Struggling with manual bank statement conversions & bookkeeping cleanups? Watch our webinar to see how Michael Kilner from Agent CFO saves hours using DocuClipper.

Invoice Data Extraction: How to Extract Data from Invoices

Invoice data extraction

Extracting data from PDF invoices is a standard accounting, bookkeeping, and business operations procedure.  

But when you’re running a business or have an accounting practice, you might deal with tens or hundreds of invoices which can take many days to process.

And taking a long with invoice data extraction can negatively affect the relationship with your vendors and your business performance.

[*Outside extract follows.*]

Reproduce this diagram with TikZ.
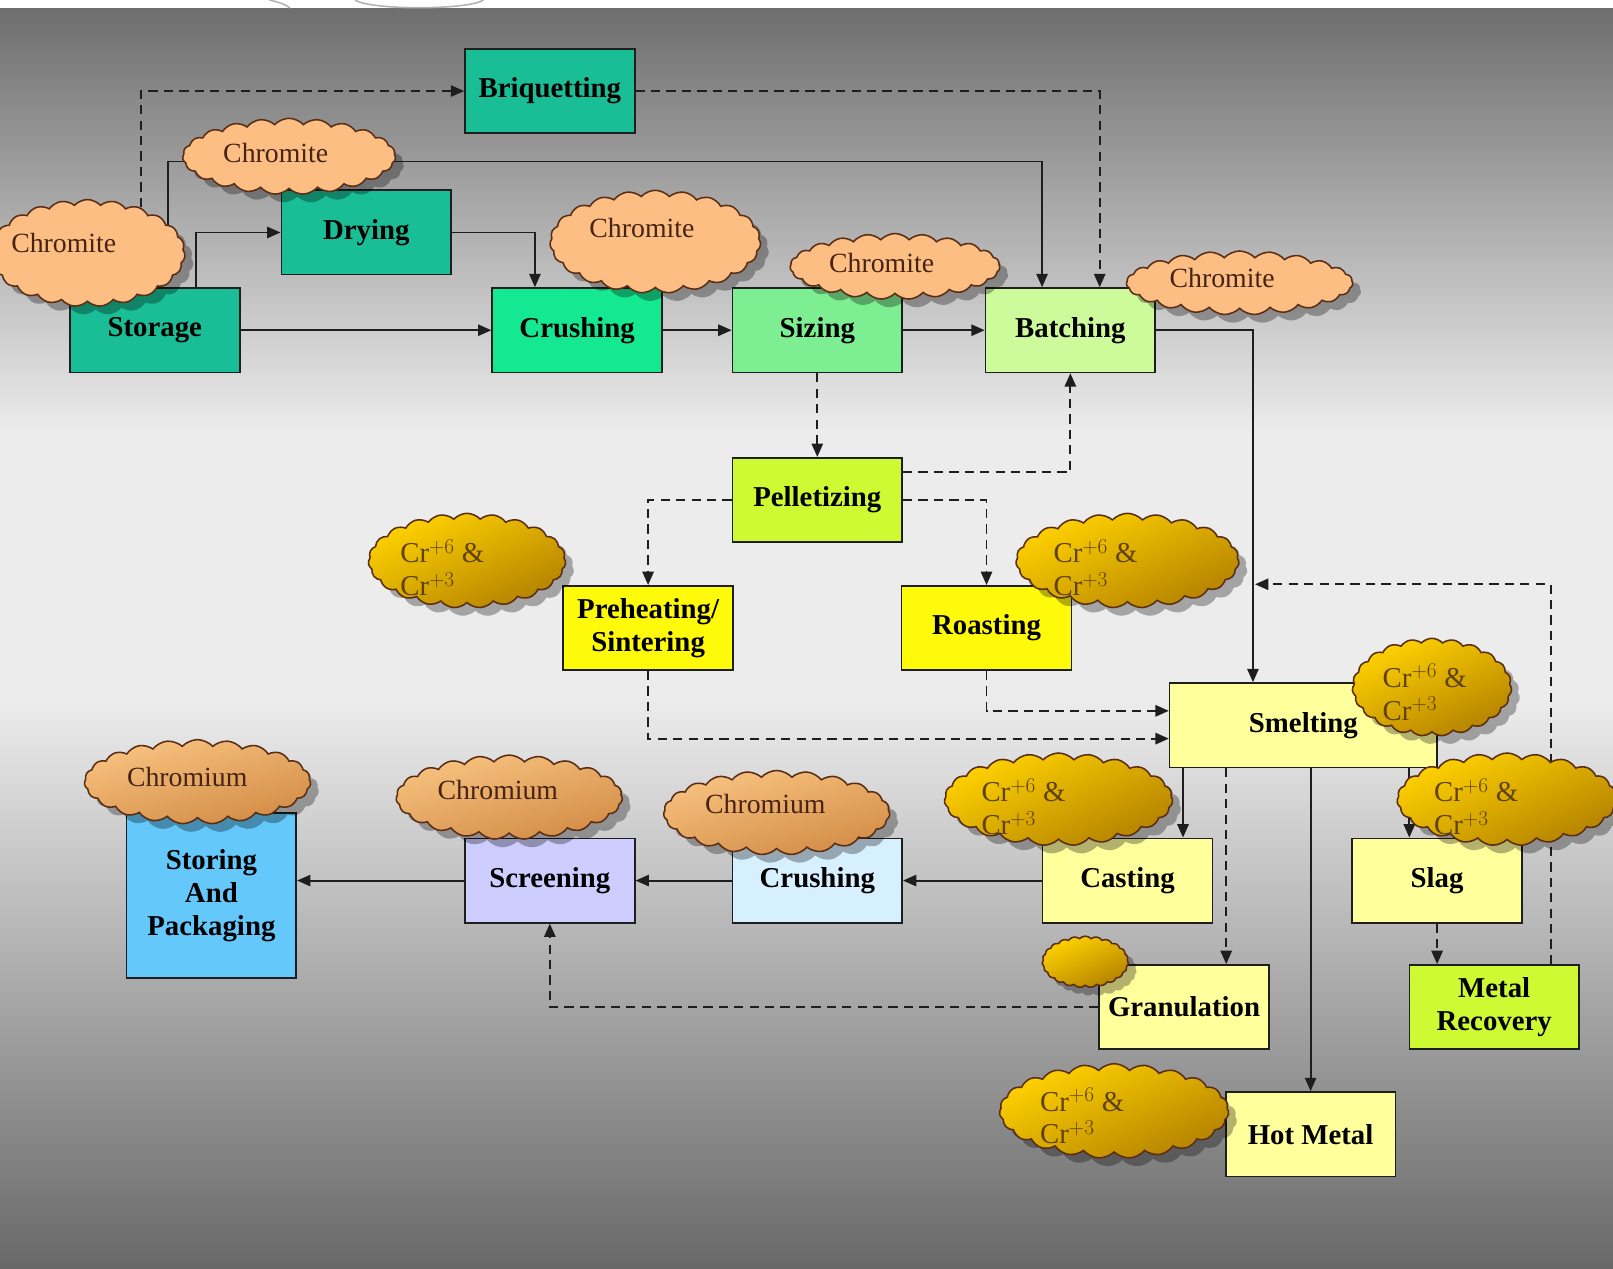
\documentclass[tikz,border=0pt]{standalone}
\usepackage{fontspec}
\setmainfont{Liberation Serif}
\usetikzlibrary{shapes.symbols,arrows.meta,shadows,calc}
\pgfdeclarelayer{bg}
\pgfdeclarelayer{lines}
\pgfsetlayers{bg,lines,main}
\definecolor{bgdark}{RGB}{110,110,110}
\definecolor{bglight}{RGB}{236,236,236}
\definecolor{bgbot}{RGB}{104,104,104}
\definecolor{tealA}{RGB}{25,190,150}
\definecolor{crushG}{RGB}{20,232,145}
\definecolor{sizeG}{RGB}{125,238,145}
\definecolor{batchG}{RGB}{205,250,155}
\definecolor{pelletG}{RGB}{205,250,50}
\definecolor{yelA}{RGB}{255,250,10}
\definecolor{paleY}{RGB}{255,255,155}
\definecolor{crushB}{RGB}{215,240,255}
\definecolor{screenL}{RGB}{205,205,255}
\definecolor{storeB}{RGB}{100,200,250}
\definecolor{cloudLine}{RGB}{90,45,20}
\definecolor{chromiteF}{RGB}{252,190,130}
\definecolor{chromTop}{RGB}{248,195,128}
\definecolor{chromBot}{RGB}{210,140,70}
\definecolor{goldTop}{RGB}{255,210,0}
\definecolor{goldBot}{RGB}{180,130,0}
\definecolor{cloudTxt}{RGB}{70,35,20}
\definecolor{goldTxt}{RGB}{95,65,10}
\definecolor{lineC}{RGB}{30,30,30}
\begin{document}
\begin{tikzpicture}[x=1pt,y=-1pt,
  box/.style={draw=lineC, line width=1.6pt, minimum width=165pt, minimum height=82pt,
    inner sep=2pt, align=center, font=\fontsize{28}{32}\selectfont\bfseries},
  conn/.style={draw=lineC, line width=1.8pt, -{Triangle[length=13pt,width=11pt]}},
  dconn/.style={conn, dash pattern=on 9pt off 6pt},
  cloudbase/.style={cloud, cloud puffs=23, cloud puff arc=95, cloud ignores aspect,
    draw=cloudLine, line width=1.5pt, inner sep=0pt,
    drop shadow={shadow xshift=8pt, shadow yshift=-8pt, opacity=0.3, fill=black}},
  chromite/.style={cloudbase, fill=chromiteF},
  chromium/.style={cloudbase, top color=chromTop, bottom color=chromBot, shading angle=15},
  goldc/.style={cloudbase, top color=goldTop, bottom color=goldBot, shading angle=25},
  ctext/.style={text=cloudTxt, font=\fontsize{27}{30}\selectfont},
  gtext/.style={text=goldTxt, align=left, font=\fontsize{28}{32}\selectfont},
]
\useasboundingbox (0,0) rectangle (1568,1233);
\begin{pgfonlayer}{bg}
  \fill[white] (0,0) rectangle (1568,1233);
  \shade[top color=bgdark, bottom color=bglight] (0,8) rectangle (1568,420);
  \fill[bglight] (0,419) rectangle (1568,681);
  \shade[top color=bglight, bottom color=bgbot] (0,680) rectangle (1568,1233);
  \draw[gray!60, line width=1.5pt] (262,0) .. controls (275,3) and (280,6) .. (282,8);
  \draw[gray!60, line width=1.5pt] (345,0) .. controls (360,10) and (455,10) .. (470,0);
\end{pgfonlayer}

% boxes
\node[box, fill=tealA] (briq) at (534.5,88.5) {Briquetting};
\node[box, fill=tealA] (dry) at (356,226) {Drying};
\node[box, fill=tealA] (stor) at (150.5,321) {Storage};
\node[box, fill=crushG] (crushA) at (561,321) {Crushing};
\node[box, fill=sizeG] (sizing) at (794.5,321) {Sizing};
\node[box, fill=batchG] (batch) at (1040.5,321) {Batching};
\node[box, fill=pelletG] (pellet) at (794.5,486) {Pelletizing};
\node[box, fill=yelA] (preheat) at (630,610.5) {Preheating/\\Sintering};
\node[box, fill=yelA] (roast) at (959,610.5) {Roasting};
\node[box, fill=paleY, minimum width=260pt] (smelt) at (1267,705) {Smelting};
\node[box, fill=paleY] (cast) at (1096,856) {Casting};
\node[box, fill=paleY] (slag) at (1397,856) {Slag};
\node[box, fill=paleY] (gran) at (1151,979) {Granulation};
\node[box, fill=pelletG] (metal) at (1452.5,979) {Metal\\Recovery};
\node[box, fill=paleY] (hot) at (1274,1102.5) {Hot Metal};
\node[box, fill=crushB] (crushB) at (794.5,856) {Crushing};
\node[box, fill=screenL] (screen) at (534.5,856) {Screening};
\node[box, fill=storeB, minimum height=161pt] (storing) at (205.5,870.5) {Storing\\And\\Packaging};

% clouds
\node[chromite, minimum width=190pt, minimum height=104pt] (c1) at (85,246) {};
\node[ctext] (c1t) at (62,236) {Chromite};
\node[chromite, minimum width=207pt, minimum height=74pt] (c2) at (281,152) {};
\node[ctext] (c2t) at (268,149) {Chromite};
\node[chromite, minimum width=205pt, minimum height=100pt] (c3) at (637,235) {};
\node[ctext] (c3t) at (624,222) {Chromite};
\node[chromite, minimum width=204pt, minimum height=64pt] (c4) at (870,259) {};
\node[ctext] (c4t) at (857,256) {Chromite};
\node[chromite, minimum width=220pt, minimum height=62pt] (c5) at (1205,275) {};
\node[ctext] (c5t) at (1188,270) {Chromite};

\node[chromium, minimum width=220pt, minimum height=82pt] (m1) at (192,760) {};
\node[ctext] (m1t) at (182,755) {Chromium};
\node[chromium, minimum width=220pt, minimum height=82pt] (m2) at (495,775) {};
\node[ctext] (m2t) at (484,768) {Chromium};
\node[chromium, minimum width=220pt, minimum height=82pt] (m3) at (755,790) {};
\node[ctext] (m3t) at (744,782) {Chromium};

\node[goldc, minimum width=192pt, minimum height=92pt] (g1) at (454,545) {};
\node[gtext] (g1t) at (430,552) {Cr$^{+6}$ \&\\Cr$^{+3}$};
\node[goldc, minimum width=217pt, minimum height=92pt] (g2) at (1096,545) {};
\node[gtext] (g2t) at (1065,552) {Cr$^{+6}$ \&\\Cr$^{+3}$};
\node[goldc, minimum width=155pt, minimum height=95pt] (g3) at (1392,668) {};
\node[gtext] (g3t) at (1385,673) {Cr$^{+6}$ \&\\Cr$^{+3}$};
\node[goldc, minimum width=222pt, minimum height=90pt] (g4) at (1029,777) {};
\node[gtext] (g4t) at (995,784) {Cr$^{+6}$ \&\\Cr$^{+3}$};
\node[goldc, minimum width=214pt, minimum height=90pt] (g5) at (1465,777) {};
\node[gtext] (g5t) at (1435,784) {Cr$^{+6}$ \&\\Cr$^{+3}$};
\node[goldc, minimum width=84pt, minimum height=50pt] (g6) at (1055,935) {};
\node[goldc, minimum width=223pt, minimum height=92pt] (g7) at (1083,1080) {};
\node[gtext] (g7t) at (1052,1085) {Cr$^{+6}$ \&\\Cr$^{+3}$};

% connector bend points
\coordinate (k1) at (1013,157);
\coordinate (jn) at (1220,568);

\begin{pgfonlayer}{lines}
  \draw[conn] (stor.east) -- (crushA.west);
  \draw[conn] (crushA.east) -- (sizing.west);
  \draw[conn] (sizing.east) -- (batch.west);
  \draw[conn] ([xshift=40pt]stor.north) |- (dry.west);
  \draw[conn] (dry.east) -| ([xshift=-41pt]crushA.north);
  \draw[conn] ([xshift=78pt,yshift=-25pt]c1.north) |- (k1) -- (k1 |- batch.north);
  \draw[dconn] ([xshift=52pt,yshift=-8pt]c1.north) |- (briq.west);
  \draw[dconn] (briq.east) -| ([xshift=28.5pt]batch.north);
  \draw[conn] (batch.east) -| ([xshift=-49pt]smelt.north);
  \draw[dconn] (sizing.south) -- (pellet.north);
  \draw[dconn] ([yshift=27pt]pellet.east) -| (batch.south);
  \draw[dconn] (pellet.west) -| (preheat.north);
  \draw[dconn] (pellet.east) -| (roast.north);
  \draw[dconn] (preheat.south) |- ([yshift=-13pt]smelt.west);
  \draw[dconn] (roast.south) |- ([yshift=14pt]smelt.west);
  \draw[dconn] ([xshift=55pt]metal.north) |- (jn);
  \draw[conn] ([xshift=-117pt]smelt.south) -- ([xshift=-117pt]smelt.south |- cast.north);
  \draw[dconn] ([xshift=-75pt]smelt.south) -- ([xshift=-75pt]smelt.south |- gran.north);
  \draw[conn] ([xshift=7pt]smelt.south) -- ([xshift=7pt]smelt.south |- hot.north);
  \draw[conn] ([xshift=103pt]smelt.south) -- ([xshift=103pt]smelt.south |- slag.north);
  \draw[dconn] (slag.south) -- (slag.south |- metal.north);
  \draw[conn] (cast.west) -- (crushB.east);
  \draw[conn] (crushB.west) -- (screen.east);
  \draw[conn] (screen.west) -- (screen.west -| storing.east);
  \draw[dconn] (gran.west) -| (screen.south);
\end{pgfonlayer}
\end{tikzpicture}
\end{document}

So, in this blog, we’ll talk about how to do an efficient way of invoice data extraction and the types of information you can extract from an invoice. 

What is Invoice Data Extraction?

Invoice data extraction is the process of retrieving key information from invoices and transferring it to databases like spreadsheets or accounting software. 

This process ensures all relevant details—such as dates, amounts, and vendor information—are captured quickly and your invoice workflow is as easy and fast as possible.

Essential for expense management, this data aids in auditing and financial forecasting. 

When businesses automate the data extraction process, they can save time, reduce errors, and improve financial accuracy.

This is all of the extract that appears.